Livre. Les célébrations du cinquantenaire de la chute de Saïgon, le 30 avril 1975, ont été l’occasion d’un rare discours d’ouverture du dirigeant du Vietnam, le secrétaire général du Parti communiste, To Lam. L’appel à ne pas « effacer les différences » et à « écouter les voix constructives » représente-t-il un changement de cap radical ? La lecture d’Histoire du Viêt Nam contemporain (La Découverte, 320 pages, 22 euros), dont paraît aujourd’hui une version augmentée, après la publication originale en 2017, convainc du contraire. Son auteur, l’historien François Guillemot décrit un pays très éloigné de l’image d’un bloc uniforme et monolithique.
Dès le début de la colonisation française, en 1858, le Vietnam a été le théâtre permanent de mouvements contraires et de projets antagonistes, occultés par le récit historique imposé par le Nord, où se concentre le pouvoir. L’auteur met ainsi en lumière les « autres » Vietnam méconnus : le Vietnam français, projet national avorté, basé sur une relation équitable avec la puissance coloniale ; le Vietnam américain, cette République du Sud-Vietnam, lieu de foisonnement culturel, intellectuel et religieux dans les années 1960-1970 ; le Vietnam capitaliste, brutalement réprimé lors de la réunification en 1975, avant d’être réhabilité une fois l’échec de la collectivisation constaté.
Evolution vers le pluralisme politique
Même s’il tente de réhabiliter le regard des « vaincus », François Guillemot se garde bien de tout portrait à charge du régime. Ce dernier, note-t-il, n’a jamais tenu sa domination pour acquise et a développé, au fil des années, une culture de la réforme permanente. La remise en question la plus fondamentale fut la politique du doï moï (« renouveau »), avec la réintroduction pragmatique d’une économie de marché, à partir de 1986. C’est sur ce succès, insiste l’auteur, que le Parti communiste a pu asseoir sa légitimité sur le long terme.

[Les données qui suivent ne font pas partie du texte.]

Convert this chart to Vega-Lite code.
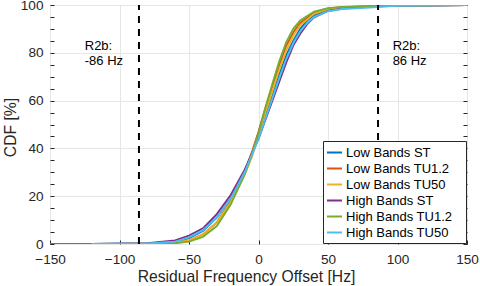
{
  "$schema": "https://vega.github.io/schema/vega-lite/v6.json",
  "autosize": {"type": "none"},
  "padding": {"left": 50, "top": 5, "right": 13, "bottom": 42},
  "width": 417,
  "height": 239,
  "config": {
    "font": "Liberation Sans",
    "view": {"stroke": "#262626", "strokeWidth": 1},
    "axis": {"labelFont": "Liberation Sans", "titleFont": "Liberation Sans", "labelFontSize": 13.6, "titleFontSize": 15.7, "titleFontWeight": "normal", "labelColor": "#262626", "titleColor": "#262626", "domain": false, "tickColor": "#262626", "gridColor": "#e6e6e6", "labelFlush": false, "labelOverlap": false}
  },
  "datasets": {
    "curves": [
      {"s": "Low Bands ST", "o": 1, "x": -120, "y": 0},
      {"s": "Low Bands ST", "o": 1, "x": -80, "y": 0.2},
      {"s": "Low Bands ST", "o": 1, "x": -60, "y": 1},
      {"s": "Low Bands ST", "o": 1, "x": -50, "y": 2.5},
      {"s": "Low Bands ST", "o": 1, "x": -40, "y": 5.5},
      {"s": "Low Bands ST", "o": 1, "x": -30, "y": 11},
      {"s": "Low Bands ST", "o": 1, "x": -20, "y": 19},
      {"s": "Low Bands ST", "o": 1, "x": -10, "y": 30},
      {"s": "Low Bands ST", "o": 1, "x": -5, "y": 37},
      {"s": "Low Bands ST", "o": 1, "x": 0, "y": 45},
      {"s": "Low Bands ST", "o": 1, "x": 5, "y": 54},
      {"s": "Low Bands ST", "o": 1, "x": 10, "y": 62},
      {"s": "Low Bands ST", "o": 1, "x": 15, "y": 71},
      {"s": "Low Bands ST", "o": 1, "x": 20, "y": 79},
      {"s": "Low Bands ST", "o": 1, "x": 25, "y": 85},
      {"s": "Low Bands ST", "o": 1, "x": 30, "y": 90},
      {"s": "Low Bands ST", "o": 1, "x": 35, "y": 93.5},
      {"s": "Low Bands ST", "o": 1, "x": 40, "y": 95.8},
      {"s": "Low Bands ST", "o": 1, "x": 50, "y": 98},
      {"s": "Low Bands ST", "o": 1, "x": 60, "y": 98.8},
      {"s": "Low Bands ST", "o": 1, "x": 70, "y": 99.2},
      {"s": "Low Bands ST", "o": 1, "x": 85, "y": 99.5},
      {"s": "Low Bands ST", "o": 1, "x": 100, "y": 99.8},
      {"s": "Low Bands ST", "o": 1, "x": 150, "y": 100},

      {"s": "Low Bands TU1.2", "o": 2, "x": -150, "y": 0},
      {"s": "Low Bands TU1.2", "o": 2, "x": -80, "y": 0.1},
      {"s": "Low Bands TU1.2", "o": 2, "x": -60, "y": 0.6},
      {"s": "Low Bands TU1.2", "o": 2, "x": -50, "y": 1.5},
      {"s": "Low Bands TU1.2", "o": 2, "x": -40, "y": 4},
      {"s": "Low Bands TU1.2", "o": 2, "x": -30, "y": 9},
      {"s": "Low Bands TU1.2", "o": 2, "x": -20, "y": 18},
      {"s": "Low Bands TU1.2", "o": 2, "x": -10, "y": 30},
      {"s": "Low Bands TU1.2", "o": 2, "x": -5, "y": 38},
      {"s": "Low Bands TU1.2", "o": 2, "x": 0, "y": 47},
      {"s": "Low Bands TU1.2", "o": 2, "x": 5, "y": 57},
      {"s": "Low Bands TU1.2", "o": 2, "x": 10, "y": 66},
      {"s": "Low Bands TU1.2", "o": 2, "x": 15, "y": 75},
      {"s": "Low Bands TU1.2", "o": 2, "x": 20, "y": 83},
      {"s": "Low Bands TU1.2", "o": 2, "x": 25, "y": 88.5},
      {"s": "Low Bands TU1.2", "o": 2, "x": 30, "y": 92.5},
      {"s": "Low Bands TU1.2", "o": 2, "x": 40, "y": 96.8},
      {"s": "Low Bands TU1.2", "o": 2, "x": 50, "y": 98.5},
      {"s": "Low Bands TU1.2", "o": 2, "x": 60, "y": 99.1},
      {"s": "Low Bands TU1.2", "o": 2, "x": 80, "y": 99.5},
      {"s": "Low Bands TU1.2", "o": 2, "x": 100, "y": 99.8},
      {"s": "Low Bands TU1.2", "o": 2, "x": 150, "y": 100},

      {"s": "Low Bands TU50", "o": 3, "x": -120, "y": 0},
      {"s": "Low Bands TU50", "o": 3, "x": -80, "y": 0.1},
      {"s": "Low Bands TU50", "o": 3, "x": -60, "y": 0.6},
      {"s": "Low Bands TU50", "o": 3, "x": -50, "y": 1.5},
      {"s": "Low Bands TU50", "o": 3, "x": -40, "y": 4},
      {"s": "Low Bands TU50", "o": 3, "x": -30, "y": 9},
      {"s": "Low Bands TU50", "o": 3, "x": -20, "y": 17.5},
      {"s": "Low Bands TU50", "o": 3, "x": -10, "y": 29},
      {"s": "Low Bands TU50", "o": 3, "x": -5, "y": 36},
      {"s": "Low Bands TU50", "o": 3, "x": 0, "y": 45},
      {"s": "Low Bands TU50", "o": 3, "x": 5, "y": 55},
      {"s": "Low Bands TU50", "o": 3, "x": 10, "y": 64},
      {"s": "Low Bands TU50", "o": 3, "x": 15, "y": 73},
      {"s": "Low Bands TU50", "o": 3, "x": 20, "y": 81},
      {"s": "Low Bands TU50", "o": 3, "x": 25, "y": 87},
      {"s": "Low Bands TU50", "o": 3, "x": 30, "y": 91.5},
      {"s": "Low Bands TU50", "o": 3, "x": 40, "y": 96.3},
      {"s": "Low Bands TU50", "o": 3, "x": 50, "y": 98.3},
      {"s": "Low Bands TU50", "o": 3, "x": 60, "y": 99},
      {"s": "Low Bands TU50", "o": 3, "x": 80, "y": 99.5},
      {"s": "Low Bands TU50", "o": 3, "x": 100, "y": 99.8},
      {"s": "Low Bands TU50", "o": 3, "x": 150, "y": 100},

      {"s": "High Bands ST", "o": 4, "x": -120, "y": 0},
      {"s": "High Bands ST", "o": 4, "x": -80, "y": 0.3},
      {"s": "High Bands ST", "o": 4, "x": -60, "y": 1.5},
      {"s": "High Bands ST", "o": 4, "x": -50, "y": 3.5},
      {"s": "High Bands ST", "o": 4, "x": -40, "y": 6.5},
      {"s": "High Bands ST", "o": 4, "x": -30, "y": 12.5},
      {"s": "High Bands ST", "o": 4, "x": -20, "y": 20.5},
      {"s": "High Bands ST", "o": 4, "x": -10, "y": 31},
      {"s": "High Bands ST", "o": 4, "x": -5, "y": 37.5},
      {"s": "High Bands ST", "o": 4, "x": 0, "y": 44},
      {"s": "High Bands ST", "o": 4, "x": 5, "y": 52},
      {"s": "High Bands ST", "o": 4, "x": 10, "y": 60},
      {"s": "High Bands ST", "o": 4, "x": 15, "y": 68},
      {"s": "High Bands ST", "o": 4, "x": 20, "y": 76},
      {"s": "High Bands ST", "o": 4, "x": 25, "y": 83},
      {"s": "High Bands ST", "o": 4, "x": 30, "y": 88},
      {"s": "High Bands ST", "o": 4, "x": 35, "y": 92},
      {"s": "High Bands ST", "o": 4, "x": 40, "y": 94.8},
      {"s": "High Bands ST", "o": 4, "x": 50, "y": 97.5},
      {"s": "High Bands ST", "o": 4, "x": 60, "y": 98.5},
      {"s": "High Bands ST", "o": 4, "x": 80, "y": 99.3},
      {"s": "High Bands ST", "o": 4, "x": 100, "y": 99.7},
      {"s": "High Bands ST", "o": 4, "x": 150, "y": 100},

      {"s": "High Bands TU1.2", "o": 5, "x": -120, "y": 0},
      {"s": "High Bands TU1.2", "o": 5, "x": -80, "y": 0.1},
      {"s": "High Bands TU1.2", "o": 5, "x": -60, "y": 0.3},
      {"s": "High Bands TU1.2", "o": 5, "x": -50, "y": 1},
      {"s": "High Bands TU1.2", "o": 5, "x": -40, "y": 3},
      {"s": "High Bands TU1.2", "o": 5, "x": -30, "y": 7.5},
      {"s": "High Bands TU1.2", "o": 5, "x": -20, "y": 16.5},
      {"s": "High Bands TU1.2", "o": 5, "x": -10, "y": 29},
      {"s": "High Bands TU1.2", "o": 5, "x": -5, "y": 37},
      {"s": "High Bands TU1.2", "o": 5, "x": 0, "y": 46.5},
      {"s": "High Bands TU1.2", "o": 5, "x": 5, "y": 57},
      {"s": "High Bands TU1.2", "o": 5, "x": 10, "y": 67},
      {"s": "High Bands TU1.2", "o": 5, "x": 15, "y": 76.5},
      {"s": "High Bands TU1.2", "o": 5, "x": 20, "y": 84.5},
      {"s": "High Bands TU1.2", "o": 5, "x": 25, "y": 90},
      {"s": "High Bands TU1.2", "o": 5, "x": 30, "y": 93.5},
      {"s": "High Bands TU1.2", "o": 5, "x": 40, "y": 97.2},
      {"s": "High Bands TU1.2", "o": 5, "x": 50, "y": 98.7},
      {"s": "High Bands TU1.2", "o": 5, "x": 60, "y": 99.2},
      {"s": "High Bands TU1.2", "o": 5, "x": 80, "y": 99.5},
      {"s": "High Bands TU1.2", "o": 5, "x": 100, "y": 99.8},
      {"s": "High Bands TU1.2", "o": 5, "x": 150, "y": 100},

      {"s": "High Bands TU50", "o": 6, "x": -120, "y": 0},
      {"s": "High Bands TU50", "o": 6, "x": -80, "y": 0.2},
      {"s": "High Bands TU50", "o": 6, "x": -60, "y": 1},
      {"s": "High Bands TU50", "o": 6, "x": -50, "y": 2.8},
      {"s": "High Bands TU50", "o": 6, "x": -40, "y": 5.8},
      {"s": "High Bands TU50", "o": 6, "x": -30, "y": 11},
      {"s": "High Bands TU50", "o": 6, "x": -20, "y": 19},
      {"s": "High Bands TU50", "o": 6, "x": -10, "y": 30},
      {"s": "High Bands TU50", "o": 6, "x": -5, "y": 37},
      {"s": "High Bands TU50", "o": 6, "x": 0, "y": 44},
      {"s": "High Bands TU50", "o": 6, "x": 5, "y": 52.5},
      {"s": "High Bands TU50", "o": 6, "x": 10, "y": 61},
      {"s": "High Bands TU50", "o": 6, "x": 15, "y": 69.5},
      {"s": "High Bands TU50", "o": 6, "x": 20, "y": 77.5},
      {"s": "High Bands TU50", "o": 6, "x": 25, "y": 84},
      {"s": "High Bands TU50", "o": 6, "x": 30, "y": 89},
      {"s": "High Bands TU50", "o": 6, "x": 35, "y": 92.5},
      {"s": "High Bands TU50", "o": 6, "x": 40, "y": 95},
      {"s": "High Bands TU50", "o": 6, "x": 50, "y": 97.4},
      {"s": "High Bands TU50", "o": 6, "x": 60, "y": 98.3},
      {"s": "High Bands TU50", "o": 6, "x": 80, "y": 98.9},
      {"s": "High Bands TU50", "o": 6, "x": 90, "y": 99.3},
      {"s": "High Bands TU50", "o": 6, "x": 100, "y": 99.7},
      {"s": "High Bands TU50", "o": 6, "x": 150, "y": 100}
    ],
    "limits": [{"x": -86}, {"x": 86}],
    "labels": [
      {"x": -125, "y": 81, "t": "R2b:"},
      {"x": -125, "y": 74.8, "t": "-86 Hz"},
      {"x": 96.5, "y": 81, "t": "R2b:"},
      {"x": 96.5, "y": 74.8, "t": "86 Hz"}
    ]
  },
  "layer": [
    {
      "data": {"name": "curves"},
      "mark": {"type": "line", "strokeWidth": 1.9, "clip": true},
      "encoding": {
        "x": {"field": "x", "type": "quantitative", "scale": {"domain": [-150, 150], "nice": false}, "axis": {"values": [-150, -100, -50, 0, 50, 100, 150], "title": "Residual Frequency Offset [Hz]", "tickSize": -4, "labelPadding": 12, "titleX": 196, "titleY": 37.7, "titleBaseline": "alphabetic", "titleAlign": "center", "grid": true}},
        "y": {"field": "y", "type": "quantitative", "scale": {"domain": [0, 100], "nice": false}, "axis": {"values": [0, 5, 10, 15, 20, 25, 30, 35, 40, 45, 50, 55, 60, 65, 70, 75, 80, 85, 90, 95, 100], "labelExpr": "datum.value % 20 == 0 ? datum.label : ''", "gridOpacity": {"condition": {"test": "datum.value % 20 == 0", "value": 1}, "value": 0}, "title": "CDF [%]", "tickSize": -4, "labelPadding": 11, "titleX": -35, "titleY": 122, "titleBaseline": "alphabetic", "titleAlign": "center", "grid": true}},
        "color": {"field": "s", "type": "nominal", "sort": ["Low Bands ST", "Low Bands TU1.2", "Low Bands TU50", "High Bands ST", "High Bands TU1.2", "High Bands TU50"], "scale": {"range": ["#0072BD", "#D95319", "#EDB120", "#7E2F8E", "#77AC30", "#4DBEEE"]}, "legend": {"title": null, "orient": "bottom-right", "offset": 1, "symbolType": "stroke", "symbolSize": 225, "symbolStrokeWidth": 2, "labelFontSize": 13, "labelFont": "Liberation Sans", "labelColor": "#000000", "labelExpr": "datum.label + '\u2800'", "rowPadding": 0, "strokeColor": "#262626", "fillColor": "#ffffff", "padding": 3, "labelOffset": 3}},
        "order": {"field": "o"}
      }
    },
    {
      "data": {"name": "limits"},
      "mark": {"type": "rule", "color": "#000000", "strokeWidth": 2, "strokeDash": [7, 6]},
      "encoding": {
        "x": {"field": "x", "type": "quantitative"},
        "y": {"datum": 0, "type": "quantitative", "axis": null},
        "y2": {"datum": 100}
      }
    },
    {
      "data": {"name": "labels"},
      "mark": {"type": "text", "align": "left", "baseline": "alphabetic", "fontSize": 13, "font": "Liberation Sans", "color": "#000000"},
      "encoding": {
        "x": {"field": "x", "type": "quantitative"},
        "y": {"field": "y", "type": "quantitative", "axis": {"orient": "right", "values": [0, 5, 10, 15, 20, 25, 30, 35, 40, 45, 50, 55, 60, 65, 70, 75, 80, 85, 90, 95, 100], "labels": false, "title": null, "tickSize": -4, "grid": false}},
        "text": {"field": "t"}
      }
    }
  ],
  "resolve": {"axis": {"y": "independent"}}
}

En 2013, le pays a pu par ailleurs ouvertement discuter d’une évolution vers le pluralisme politique, avant que les dirigeants communistes ne referment brutalement le débat. Plus récemment, le pays, très exposé au changement climatique, a engagé avec un certain succès sa transition énergétique, tout en embastillant les militants écologistes. « Le régime communiste a accompagné et suscité les différents mouvements d’opinion dans sa prise du pouvoir, les a repoussés souvent brutalement lorsque son pouvoir était contesté et les a peu à peu intégrés lorsque sa survie était en cause », résume François Guillemot.